### [Exercise instructions]
Set the listing down again in full, word for word, with the pictures left out.

[Excerpt from a dataset]

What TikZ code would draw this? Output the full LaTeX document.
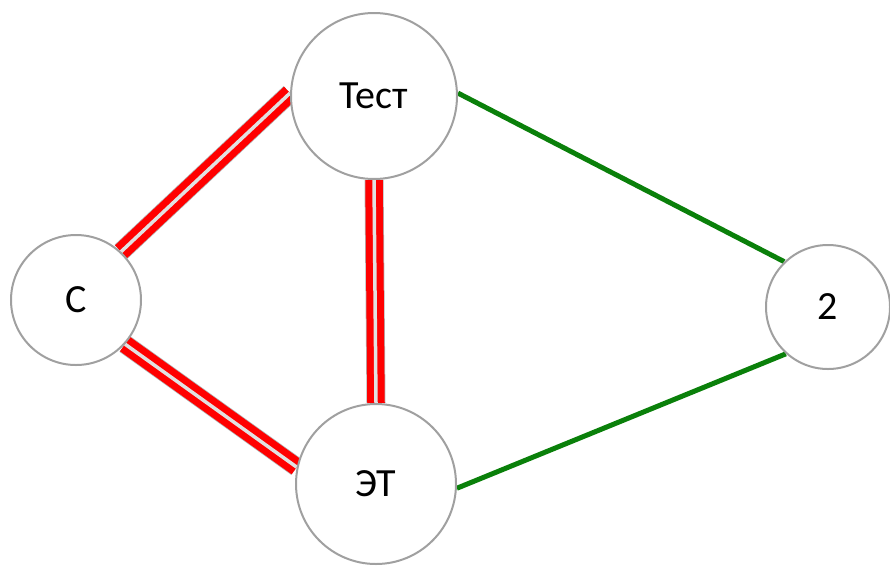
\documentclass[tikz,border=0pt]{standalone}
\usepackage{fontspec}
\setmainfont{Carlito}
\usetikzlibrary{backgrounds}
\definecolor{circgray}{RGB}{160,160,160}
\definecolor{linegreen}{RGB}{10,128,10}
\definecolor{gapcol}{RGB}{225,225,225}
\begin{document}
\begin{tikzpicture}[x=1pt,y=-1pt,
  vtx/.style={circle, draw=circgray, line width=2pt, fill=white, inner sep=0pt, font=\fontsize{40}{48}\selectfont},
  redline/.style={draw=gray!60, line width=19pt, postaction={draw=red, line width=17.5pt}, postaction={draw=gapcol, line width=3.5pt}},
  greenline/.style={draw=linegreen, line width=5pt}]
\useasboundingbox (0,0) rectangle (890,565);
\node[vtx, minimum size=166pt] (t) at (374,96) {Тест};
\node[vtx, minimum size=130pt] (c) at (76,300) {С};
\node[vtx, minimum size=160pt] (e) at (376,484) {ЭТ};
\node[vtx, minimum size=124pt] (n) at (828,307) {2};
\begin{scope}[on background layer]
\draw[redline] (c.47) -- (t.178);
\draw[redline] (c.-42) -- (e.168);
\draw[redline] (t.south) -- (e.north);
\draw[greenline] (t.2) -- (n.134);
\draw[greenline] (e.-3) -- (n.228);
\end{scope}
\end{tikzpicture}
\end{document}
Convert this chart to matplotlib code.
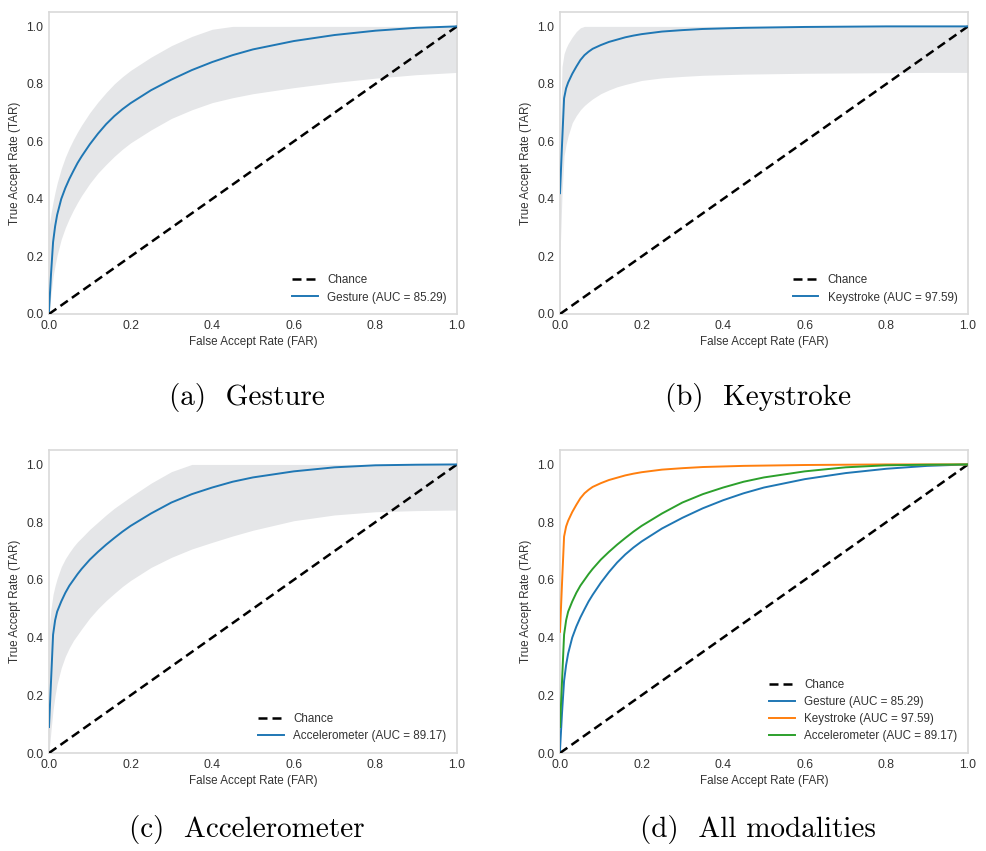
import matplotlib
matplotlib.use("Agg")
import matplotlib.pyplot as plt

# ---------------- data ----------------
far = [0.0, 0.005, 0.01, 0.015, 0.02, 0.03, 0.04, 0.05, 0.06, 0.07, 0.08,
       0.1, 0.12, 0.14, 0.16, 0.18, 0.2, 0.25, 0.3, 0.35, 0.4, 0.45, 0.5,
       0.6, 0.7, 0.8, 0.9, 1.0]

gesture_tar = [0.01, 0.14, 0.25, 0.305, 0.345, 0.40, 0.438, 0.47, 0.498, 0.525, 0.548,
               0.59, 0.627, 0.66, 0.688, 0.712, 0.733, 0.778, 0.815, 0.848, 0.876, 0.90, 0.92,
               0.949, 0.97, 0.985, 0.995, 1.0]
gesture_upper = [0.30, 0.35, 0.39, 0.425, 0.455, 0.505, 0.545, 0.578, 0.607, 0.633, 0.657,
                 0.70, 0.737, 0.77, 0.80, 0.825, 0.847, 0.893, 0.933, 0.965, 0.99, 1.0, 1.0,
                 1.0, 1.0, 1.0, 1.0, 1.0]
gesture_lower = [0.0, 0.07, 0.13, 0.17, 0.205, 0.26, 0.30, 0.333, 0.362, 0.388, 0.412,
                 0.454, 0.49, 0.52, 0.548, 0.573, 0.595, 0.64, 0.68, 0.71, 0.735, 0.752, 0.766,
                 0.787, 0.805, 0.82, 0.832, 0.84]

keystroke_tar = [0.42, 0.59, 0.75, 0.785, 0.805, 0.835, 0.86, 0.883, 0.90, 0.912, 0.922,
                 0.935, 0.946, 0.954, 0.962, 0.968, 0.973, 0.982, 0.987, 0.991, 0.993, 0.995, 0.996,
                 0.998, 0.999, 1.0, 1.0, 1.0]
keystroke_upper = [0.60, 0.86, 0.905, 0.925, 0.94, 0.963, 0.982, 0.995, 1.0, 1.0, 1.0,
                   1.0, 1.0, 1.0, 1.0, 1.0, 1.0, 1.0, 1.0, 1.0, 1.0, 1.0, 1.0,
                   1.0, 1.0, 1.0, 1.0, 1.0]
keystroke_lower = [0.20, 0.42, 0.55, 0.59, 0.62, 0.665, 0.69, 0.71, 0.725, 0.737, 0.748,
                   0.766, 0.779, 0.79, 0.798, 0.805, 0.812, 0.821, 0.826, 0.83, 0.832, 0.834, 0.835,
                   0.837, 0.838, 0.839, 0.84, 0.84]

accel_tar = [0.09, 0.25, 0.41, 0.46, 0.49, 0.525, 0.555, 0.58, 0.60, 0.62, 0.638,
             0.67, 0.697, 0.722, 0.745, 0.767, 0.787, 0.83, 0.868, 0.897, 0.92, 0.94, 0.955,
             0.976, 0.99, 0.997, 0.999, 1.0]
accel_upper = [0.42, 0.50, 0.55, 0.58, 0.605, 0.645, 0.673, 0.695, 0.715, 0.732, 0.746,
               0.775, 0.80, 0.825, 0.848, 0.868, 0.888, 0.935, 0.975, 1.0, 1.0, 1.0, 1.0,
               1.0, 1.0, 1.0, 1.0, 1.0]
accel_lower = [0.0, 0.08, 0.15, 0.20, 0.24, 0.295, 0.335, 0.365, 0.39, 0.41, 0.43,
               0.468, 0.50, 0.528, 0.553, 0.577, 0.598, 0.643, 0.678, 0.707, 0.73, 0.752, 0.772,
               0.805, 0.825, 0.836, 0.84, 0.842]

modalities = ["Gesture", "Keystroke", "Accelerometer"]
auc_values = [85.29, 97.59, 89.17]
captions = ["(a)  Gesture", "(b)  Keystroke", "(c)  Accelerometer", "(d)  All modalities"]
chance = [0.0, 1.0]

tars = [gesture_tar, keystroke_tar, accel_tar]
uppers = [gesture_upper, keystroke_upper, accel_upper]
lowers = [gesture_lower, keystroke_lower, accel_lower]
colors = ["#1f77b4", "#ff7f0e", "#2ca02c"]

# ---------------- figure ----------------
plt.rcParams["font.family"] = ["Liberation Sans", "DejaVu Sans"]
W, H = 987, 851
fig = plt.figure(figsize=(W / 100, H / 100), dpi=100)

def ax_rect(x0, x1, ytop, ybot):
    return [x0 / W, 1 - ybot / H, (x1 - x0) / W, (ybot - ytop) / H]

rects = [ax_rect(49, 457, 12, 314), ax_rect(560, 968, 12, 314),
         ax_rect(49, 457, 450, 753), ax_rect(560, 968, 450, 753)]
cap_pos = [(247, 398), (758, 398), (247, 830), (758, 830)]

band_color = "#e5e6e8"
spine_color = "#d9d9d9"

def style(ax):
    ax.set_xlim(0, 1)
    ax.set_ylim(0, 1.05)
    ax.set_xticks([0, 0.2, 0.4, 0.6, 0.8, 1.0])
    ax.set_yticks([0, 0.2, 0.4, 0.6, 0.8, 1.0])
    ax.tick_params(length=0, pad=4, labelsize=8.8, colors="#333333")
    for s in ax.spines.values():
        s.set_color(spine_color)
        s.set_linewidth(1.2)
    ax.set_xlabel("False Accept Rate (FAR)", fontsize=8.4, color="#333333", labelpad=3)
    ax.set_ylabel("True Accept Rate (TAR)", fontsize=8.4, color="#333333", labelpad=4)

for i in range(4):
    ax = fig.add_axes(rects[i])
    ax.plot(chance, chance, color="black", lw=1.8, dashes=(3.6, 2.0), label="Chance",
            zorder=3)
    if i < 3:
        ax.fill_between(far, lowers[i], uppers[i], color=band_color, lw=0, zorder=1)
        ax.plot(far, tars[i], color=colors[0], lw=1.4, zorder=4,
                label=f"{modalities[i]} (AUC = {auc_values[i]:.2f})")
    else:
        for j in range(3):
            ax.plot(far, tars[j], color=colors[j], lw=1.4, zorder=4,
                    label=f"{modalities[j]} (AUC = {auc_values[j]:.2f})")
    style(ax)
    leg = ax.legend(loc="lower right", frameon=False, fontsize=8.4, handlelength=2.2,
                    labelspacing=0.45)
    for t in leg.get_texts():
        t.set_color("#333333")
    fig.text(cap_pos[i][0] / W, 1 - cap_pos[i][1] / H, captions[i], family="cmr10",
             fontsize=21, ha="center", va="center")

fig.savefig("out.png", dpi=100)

### [The output]
What TikZ code would draw this? Output the full LaTeX document.
\documentclass[tikz,border=0pt]{standalone}
\usepackage{fontspec}
\setmainfont{Carlito}
\usetikzlibrary{backgrounds}
\definecolor{circgray}{RGB}{160,160,160}
\definecolor{linegreen}{RGB}{10,128,10}
\definecolor{gapcol}{RGB}{225,225,225}
\begin{document}
\begin{tikzpicture}[x=1pt,y=-1pt,
  vtx/.style={circle, draw=circgray, line width=2pt, fill=white, inner sep=0pt, font=\fontsize{40}{48}\selectfont},
  redline/.style={draw=gray!60, line width=19pt, postaction={draw=red, line width=17.5pt}, postaction={draw=gapcol, line width=3.5pt}},
  greenline/.style={draw=linegreen, line width=5pt}]
\useasboundingbox (0,0) rectangle (890,565);
\node[vtx, minimum size=166pt] (t) at (374,96) {Тест};
\node[vtx, minimum size=130pt] (c) at (76,300) {С};
\node[vtx, minimum size=160pt] (e) at (376,484) {ЭТ};
\node[vtx, minimum size=124pt] (n) at (828,307) {2};
\begin{scope}[on background layer]
\draw[redline] (c.47) -- (t.178);
\draw[redline] (c.-42) -- (e.168);
\draw[redline] (t.south) -- (e.north);
\draw[greenline] (t.2) -- (n.134);
\draw[greenline] (e.-3) -- (n.228);
\end{scope}
\end{tikzpicture}
\end{document}
Convert this chart to matplotlib code.
import matplotlib
matplotlib.use("Agg")
import matplotlib.pyplot as plt

# ---------------- data ----------------
far = [0.0, 0.005, 0.01, 0.015, 0.02, 0.03, 0.04, 0.05, 0.06, 0.07, 0.08,
       0.1, 0.12, 0.14, 0.16, 0.18, 0.2, 0.25, 0.3, 0.35, 0.4, 0.45, 0.5,
       0.6, 0.7, 0.8, 0.9, 1.0]

gesture_tar = [0.01, 0.14, 0.25, 0.305, 0.345, 0.40, 0.438, 0.47, 0.498, 0.525, 0.548,
               0.59, 0.627, 0.66, 0.688, 0.712, 0.733, 0.778, 0.815, 0.848, 0.876, 0.90, 0.92,
               0.949, 0.97, 0.985, 0.995, 1.0]
gesture_upper = [0.30, 0.35, 0.39, 0.425, 0.455, 0.505, 0.545, 0.578, 0.607, 0.633, 0.657,
                 0.70, 0.737, 0.77, 0.80, 0.825, 0.847, 0.893, 0.933, 0.965, 0.99, 1.0, 1.0,
                 1.0, 1.0, 1.0, 1.0, 1.0]
gesture_lower = [0.0, 0.07, 0.13, 0.17, 0.205, 0.26, 0.30, 0.333, 0.362, 0.388, 0.412,
                 0.454, 0.49, 0.52, 0.548, 0.573, 0.595, 0.64, 0.68, 0.71, 0.735, 0.752, 0.766,
                 0.787, 0.805, 0.82, 0.832, 0.84]

keystroke_tar = [0.42, 0.59, 0.75, 0.785, 0.805, 0.835, 0.86, 0.883, 0.90, 0.912, 0.922,
                 0.935, 0.946, 0.954, 0.962, 0.968, 0.973, 0.982, 0.987, 0.991, 0.993, 0.995, 0.996,
                 0.998, 0.999, 1.0, 1.0, 1.0]
keystroke_upper = [0.60, 0.86, 0.905, 0.925, 0.94, 0.963, 0.982, 0.995, 1.0, 1.0, 1.0,
                   1.0, 1.0, 1.0, 1.0, 1.0, 1.0, 1.0, 1.0, 1.0, 1.0, 1.0, 1.0,
                   1.0, 1.0, 1.0, 1.0, 1.0]
keystroke_lower = [0.20, 0.42, 0.55, 0.59, 0.62, 0.665, 0.69, 0.71, 0.725, 0.737, 0.748,
                   0.766, 0.779, 0.79, 0.798, 0.805, 0.812, 0.821, 0.826, 0.83, 0.832, 0.834, 0.835,
                   0.837, 0.838, 0.839, 0.84, 0.84]

accel_tar = [0.09, 0.25, 0.41, 0.46, 0.49, 0.525, 0.555, 0.58, 0.60, 0.62, 0.638,
             0.67, 0.697, 0.722, 0.745, 0.767, 0.787, 0.83, 0.868, 0.897, 0.92, 0.94, 0.955,
             0.976, 0.99, 0.997, 0.999, 1.0]
accel_upper = [0.42, 0.50, 0.55, 0.58, 0.605, 0.645, 0.673, 0.695, 0.715, 0.732, 0.746,
               0.775, 0.80, 0.825, 0.848, 0.868, 0.888, 0.935, 0.975, 1.0, 1.0, 1.0, 1.0,
               1.0, 1.0, 1.0, 1.0, 1.0]
accel_lower = [0.0, 0.08, 0.15, 0.20, 0.24, 0.295, 0.335, 0.365, 0.39, 0.41, 0.43,
               0.468, 0.50, 0.528, 0.553, 0.577, 0.598, 0.643, 0.678, 0.707, 0.73, 0.752, 0.772,
               0.805, 0.825, 0.836, 0.84, 0.842]

modalities = ["Gesture", "Keystroke", "Accelerometer"]
auc_values = [85.29, 97.59, 89.17]
captions = ["(a)  Gesture", "(b)  Keystroke", "(c)  Accelerometer", "(d)  All modalities"]
chance = [0.0, 1.0]

tars = [gesture_tar, keystroke_tar, accel_tar]
uppers = [gesture_upper, keystroke_upper, accel_upper]
lowers = [gesture_lower, keystroke_lower, accel_lower]
colors = ["#1f77b4", "#ff7f0e", "#2ca02c"]

# ---------------- figure ----------------
plt.rcParams["font.family"] = ["Liberation Sans", "DejaVu Sans"]
W, H = 987, 851
fig = plt.figure(figsize=(W / 100, H / 100), dpi=100)

def ax_rect(x0, x1, ytop, ybot):
    return [x0 / W, 1 - ybot / H, (x1 - x0) / W, (ybot - ytop) / H]

rects = [ax_rect(49, 457, 12, 314), ax_rect(560, 968, 12, 314),
         ax_rect(49, 457, 450, 753), ax_rect(560, 968, 450, 753)]
cap_pos = [(247, 398), (758, 398), (247, 830), (758, 830)]

band_color = "#e5e6e8"
spine_color = "#d9d9d9"

def style(ax):
    ax.set_xlim(0, 1)
    ax.set_ylim(0, 1.05)
    ax.set_xticks([0, 0.2, 0.4, 0.6, 0.8, 1.0])
    ax.set_yticks([0, 0.2, 0.4, 0.6, 0.8, 1.0])
    ax.tick_params(length=0, pad=4, labelsize=8.8, colors="#333333")
    for s in ax.spines.values():
        s.set_color(spine_color)
        s.set_linewidth(1.2)
    ax.set_xlabel("False Accept Rate (FAR)", fontsize=8.4, color="#333333", labelpad=3)
    ax.set_ylabel("True Accept Rate (TAR)", fontsize=8.4, color="#333333", labelpad=4)

for i in range(4):
    ax = fig.add_axes(rects[i])
    ax.plot(chance, chance, color="black", lw=1.8, dashes=(3.6, 2.0), label="Chance",
            zorder=3)
    if i < 3:
        ax.fill_between(far, lowers[i], uppers[i], color=band_color, lw=0, zorder=1)
        ax.plot(far, tars[i], color=colors[0], lw=1.4, zorder=4,
                label=f"{modalities[i]} (AUC = {auc_values[i]:.2f})")
    else:
        for j in range(3):
            ax.plot(far, tars[j], color=colors[j], lw=1.4, zorder=4,
                    label=f"{modalities[j]} (AUC = {auc_values[j]:.2f})")
    style(ax)
    leg = ax.legend(loc="lower right", frameon=False, fontsize=8.4, handlelength=2.2,
                    labelspacing=0.45)
    for t in leg.get_texts():
        t.set_color("#333333")
    fig.text(cap_pos[i][0] / W, 1 - cap_pos[i][1] / H, captions[i], family="cmr10",
             fontsize=21, ha="center", va="center")

fig.savefig("out.png", dpi=100)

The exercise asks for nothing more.